Saturday, March 19, 2011

a latenight birthday blog

IF we are everything we have been and everything we will be, if the notion of time is misguided, then my world makes sense. If you can feel the silence and yearning in a moment, because you are not yet fully what you know yourself to be, then you will understand me. If the goal of my life becomes to find that stillness - that silence - that knows itself beyond time, then I feel right.

I am worlds - a dichotomy of this physical body and the motion within. This motion shapes the body like wind the dunes. There is a surging within me. I see far, and I want to see farther. I want to see the ultimate motion - the revolving of worlds. I step; you step. And when we forget that this is a dance we are learning, there is deep magic in our rhythm. When we lose ourselves to the motion, nothing remains the same. Pushes and pulls do not encompass it. It's the silence of held hands in the park. This is the rhythm I'm yearning for. If you don't know it, how will you ever?

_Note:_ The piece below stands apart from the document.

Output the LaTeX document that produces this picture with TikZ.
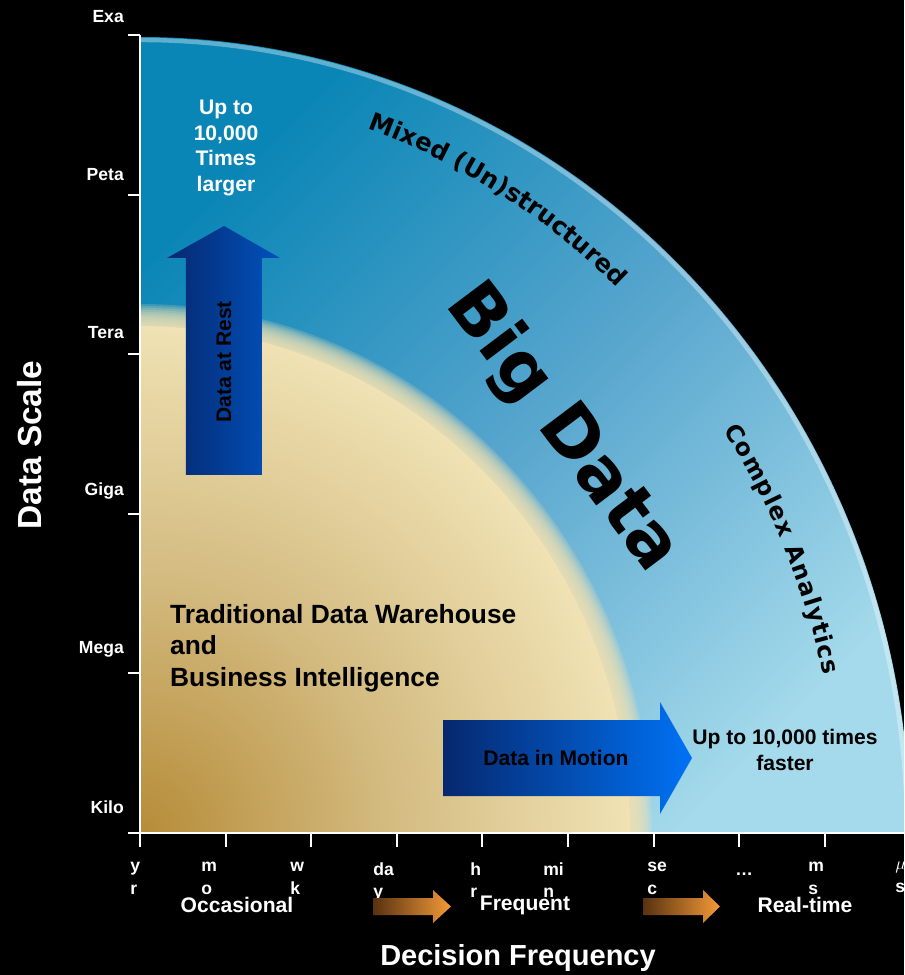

I'm a man like any other, and yet... and yet the static nature of my being grips me. My breath shortens. Can I break these bonds? No, I'm wrong. These are not bonds. They are my freedom, my creation, my wisdom and love. The true action finished long before the act is complete. The motions, the thoughts, the impulse, and the intent defined what you see. Every moment we're swaying, like bamboo in the breeze. Just as empty. Who is the man who sees beyond, who understands the whole, whose intent echoes through eternity?

If you tell me Jesus was a God placed into the flesh - like a fish made magically to survive on land, I do not understand. If you tell me Jesus did not fear, did not sin, did not stray, I do not know him. But if you tell me he was a man fragile, empty, prideful, full of the longing that I feel, then something rings true. If he was subtle and human, then I have something to grab onto. But if you present him as a steep rock face - insurmountable, unknowable, a mystery incarnate AND you deny the same to me, then what am I? And what was he? And how could we ever know each other?